▸ Set task:
Would you repeat the listing exactly but omit every picture?

Figure scripts:
-------------------------
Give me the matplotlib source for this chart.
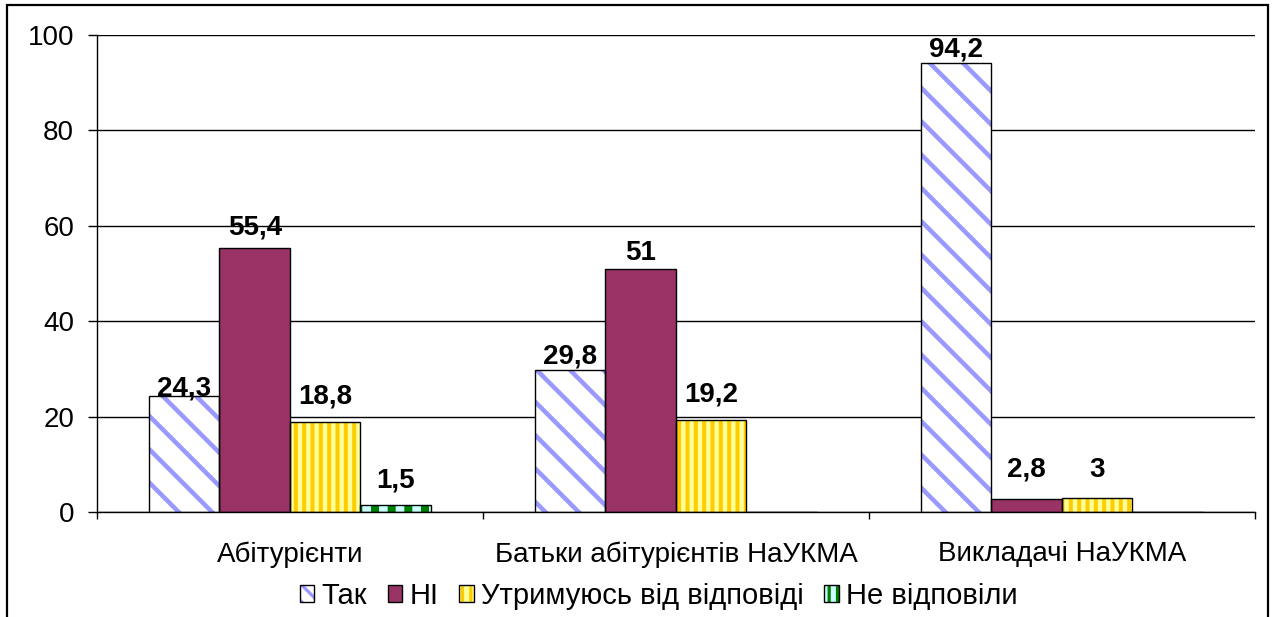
import matplotlib
matplotlib.use("Agg")
import matplotlib.pyplot as plt
import matplotlib.patches as mpatches
import numpy as np

plt.rcParams['font.family'] = ['Liberation Sans', 'DejaVu Sans']

# data
categories = ['Абітурієнти', 'Батьки абітурієнтів НаУКМА', 'Викладачі НаУКМА']
series_names = ['Так', 'НІ', 'Утримуюсь від відповіді', 'Не відповіли']
tak = [24.3, 29.8, 94.2]
ni = [55.4, 51, 2.8]
utrymuyus = [18.8, 19.2, 3]
ne_vidpovily = [1.5, None, None]
y_ticks = [0, 20, 40, 60, 80, 100]

# fill colour, hatch, hatch colour, hatch width (px)
styles = [
    ('white', '\\', '#9999FF', 4.5),
    ('#993366', '', '#993366', 1.0),
    ('#FFFF99', '||', '#FFCC00', 4.0),
    ('#CCFFFF', '|', '#008000', 8.0),
]
# denser hatches for the small legend keys so a stripe always shows
legend_hatches = ['\\\\', '', '||', '||']
# gap between bar top and label baseline (px), labels were hand-placed in the original
label_gaps = [
    [1, 6, 6],
    [13, 9, 22],
    [19, 19, 21],
    [17, 0, 0],
]

DPI = 100
fig = plt.figure(figsize=(12.74, 6.17), dpi=DPI)
ax = fig.add_axes([0.0761, 0.1702, 0.985 - 0.0761, 0.9433 - 0.1702])


def px2pt(px):
    return px * 72.0 / DPI


x = np.arange(len(categories))
width = 0.1826
all_series = [tak, ni, utrymuyus, ne_vidpovily]

for i, (vals, (fc, hatch, hc, hlw)) in enumerate(zip(all_series, styles)):
    h = [v if v is not None else 0 for v in vals]
    pos = x + (i - 1.5) * width
    plt.rcParams['hatch.linewidth'] = px2pt(hlw)
    under = ax.bar(pos, h, width, color=fc, edgecolor=hc, hatch=hatch, linewidth=0, zorder=2)
    for p in under:
        if hasattr(p, 'set_hatch_linewidth'):
            p.set_hatch_linewidth(px2pt(hlw))
    ax.bar(pos, h, width, facecolor='none', edgecolor='black', linewidth=1.0, zorder=3)
    for j, (xp, v) in enumerate(zip(pos, vals)):
        if v is None:
            continue
        ax.annotate(f"{v:g}".replace('.', ','), (xp, v), xytext=(0, px2pt(label_gaps[i][j])),
                    textcoords='offset points', ha='center', va='baseline',
                    fontsize=20, fontweight='bold', zorder=4)

ax.set_xlim(-0.5, len(categories) - 0.5)
ax.set_ylim(0, 100)
ax.set_yticks(y_ticks)
ax.yaxis.grid(True, color='black', linewidth=1.0, zorder=0)
ax.set_axisbelow(True)
ax.tick_params(axis='y', labelsize=20, length=6.5, width=1.0, pad=10, direction='out')

ax.set_xticks(x)
ax.set_xticklabels(categories)
ax.set_xticks(np.arange(len(categories) + 1) - 0.5, minor=True)
ax.tick_params(axis='x', which='major', length=0, labelsize=20, pad=21)
ax.tick_params(axis='x', which='minor', length=5, width=1.0, direction='out')

for s in ['top', 'right']:
    ax.spines[s].set_visible(False)
for s in ['left', 'bottom']:
    ax.spines[s].set_color('black')
    ax.spines[s].set_linewidth(1.0)

# legend: hatched patch under a black outline so the hatch keeps its colour
handles = []
for name, lh, (fc, hatch, hc, hlw) in zip(series_names, legend_hatches, styles):
    lw = px2pt(min(hlw, 4.0) * 0.8)
    plt.rcParams['hatch.linewidth'] = lw
    inner = mpatches.Patch(facecolor=fc, edgecolor=hc, hatch=lh, linewidth=0)
    if hasattr(inner, 'set_hatch_linewidth'):
        inner.set_hatch_linewidth(lw)
    outline = mpatches.Patch(facecolor='none', edgecolor='black', linewidth=1.0)
    handles.append((inner, outline))
fig.legend(handles=handles, labels=series_names, loc='center', bbox_to_anchor=(0.517, 0.034), ncol=4,
           frameon=False, fontsize=21, handlelength=0.5, handleheight=0.5, handletextpad=0.25,
           columnspacing=0.7, borderpad=0)

# outer chart border
border = mpatches.Rectangle((7 / 1274, -0.05), (1268 - 7) / 1274, 1 - 5 / 617 + 0.05,
                            transform=fig.transFigure, fill=False, edgecolor='black', linewidth=1.6,
                            clip_on=False)
fig.patches.append(border)

fig.savefig('out.png', dpi=DPI)
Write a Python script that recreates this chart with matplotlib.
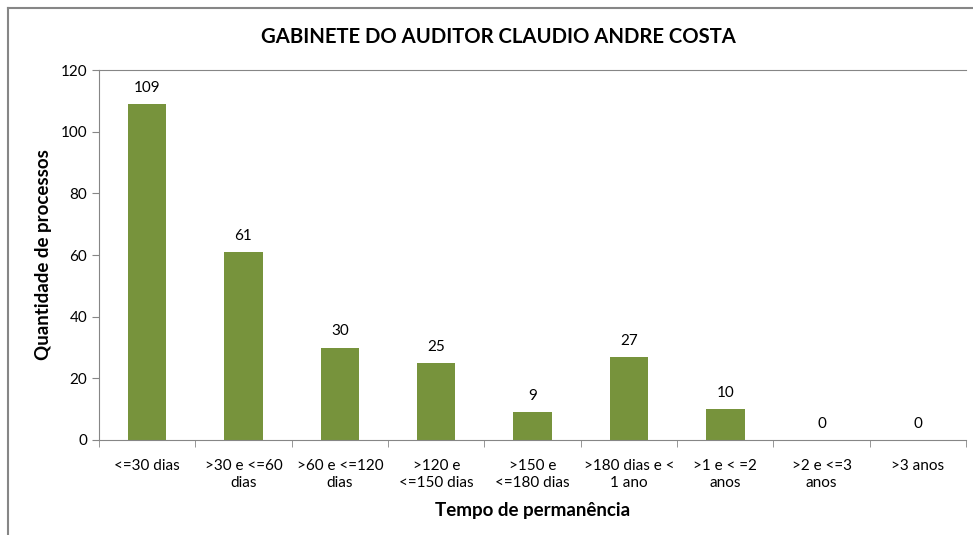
-------------------------
▸ Solution for this problem:
Give me the matplotlib source for this chart.
import matplotlib
matplotlib.use("Agg")
import matplotlib.pyplot as plt
import matplotlib.patches as mpatches
import numpy as np

plt.rcParams['font.family'] = ['Liberation Sans', 'DejaVu Sans']

# data
categories = ['Абітурієнти', 'Батьки абітурієнтів НаУКМА', 'Викладачі НаУКМА']
series_names = ['Так', 'НІ', 'Утримуюсь від відповіді', 'Не відповіли']
tak = [24.3, 29.8, 94.2]
ni = [55.4, 51, 2.8]
utrymuyus = [18.8, 19.2, 3]
ne_vidpovily = [1.5, None, None]
y_ticks = [0, 20, 40, 60, 80, 100]

# fill colour, hatch, hatch colour, hatch width (px)
styles = [
    ('white', '\\', '#9999FF', 4.5),
    ('#993366', '', '#993366', 1.0),
    ('#FFFF99', '||', '#FFCC00', 4.0),
    ('#CCFFFF', '|', '#008000', 8.0),
]
# denser hatches for the small legend keys so a stripe always shows
legend_hatches = ['\\\\', '', '||', '||']
# gap between bar top and label baseline (px), labels were hand-placed in the original
label_gaps = [
    [1, 6, 6],
    [13, 9, 22],
    [19, 19, 21],
    [17, 0, 0],
]

DPI = 100
fig = plt.figure(figsize=(12.74, 6.17), dpi=DPI)
ax = fig.add_axes([0.0761, 0.1702, 0.985 - 0.0761, 0.9433 - 0.1702])


def px2pt(px):
    return px * 72.0 / DPI


x = np.arange(len(categories))
width = 0.1826
all_series = [tak, ni, utrymuyus, ne_vidpovily]

for i, (vals, (fc, hatch, hc, hlw)) in enumerate(zip(all_series, styles)):
    h = [v if v is not None else 0 for v in vals]
    pos = x + (i - 1.5) * width
    plt.rcParams['hatch.linewidth'] = px2pt(hlw)
    under = ax.bar(pos, h, width, color=fc, edgecolor=hc, hatch=hatch, linewidth=0, zorder=2)
    for p in under:
        if hasattr(p, 'set_hatch_linewidth'):
            p.set_hatch_linewidth(px2pt(hlw))
    ax.bar(pos, h, width, facecolor='none', edgecolor='black', linewidth=1.0, zorder=3)
    for j, (xp, v) in enumerate(zip(pos, vals)):
        if v is None:
            continue
        ax.annotate(f"{v:g}".replace('.', ','), (xp, v), xytext=(0, px2pt(label_gaps[i][j])),
                    textcoords='offset points', ha='center', va='baseline',
                    fontsize=20, fontweight='bold', zorder=4)

ax.set_xlim(-0.5, len(categories) - 0.5)
ax.set_ylim(0, 100)
ax.set_yticks(y_ticks)
ax.yaxis.grid(True, color='black', linewidth=1.0, zorder=0)
ax.set_axisbelow(True)
ax.tick_params(axis='y', labelsize=20, length=6.5, width=1.0, pad=10, direction='out')

ax.set_xticks(x)
ax.set_xticklabels(categories)
ax.set_xticks(np.arange(len(categories) + 1) - 0.5, minor=True)
ax.tick_params(axis='x', which='major', length=0, labelsize=20, pad=21)
ax.tick_params(axis='x', which='minor', length=5, width=1.0, direction='out')

for s in ['top', 'right']:
    ax.spines[s].set_visible(False)
for s in ['left', 'bottom']:
    ax.spines[s].set_color('black')
    ax.spines[s].set_linewidth(1.0)

# legend: hatched patch under a black outline so the hatch keeps its colour
handles = []
for name, lh, (fc, hatch, hc, hlw) in zip(series_names, legend_hatches, styles):
    lw = px2pt(min(hlw, 4.0) * 0.8)
    plt.rcParams['hatch.linewidth'] = lw
    inner = mpatches.Patch(facecolor=fc, edgecolor=hc, hatch=lh, linewidth=0)
    if hasattr(inner, 'set_hatch_linewidth'):
        inner.set_hatch_linewidth(lw)
    outline = mpatches.Patch(facecolor='none', edgecolor='black', linewidth=1.0)
    handles.append((inner, outline))
fig.legend(handles=handles, labels=series_names, loc='center', bbox_to_anchor=(0.517, 0.034), ncol=4,
           frameon=False, fontsize=21, handlelength=0.5, handleheight=0.5, handletextpad=0.25,
           columnspacing=0.7, borderpad=0)

# outer chart border
border = mpatches.Rectangle((7 / 1274, -0.05), (1268 - 7) / 1274, 1 - 5 / 617 + 0.05,
                            transform=fig.transFigure, fill=False, edgecolor='black', linewidth=1.6,
                            clip_on=False)
fig.patches.append(border)

fig.savefig('out.png', dpi=DPI)
Write a Python script that recreates this chart with matplotlib.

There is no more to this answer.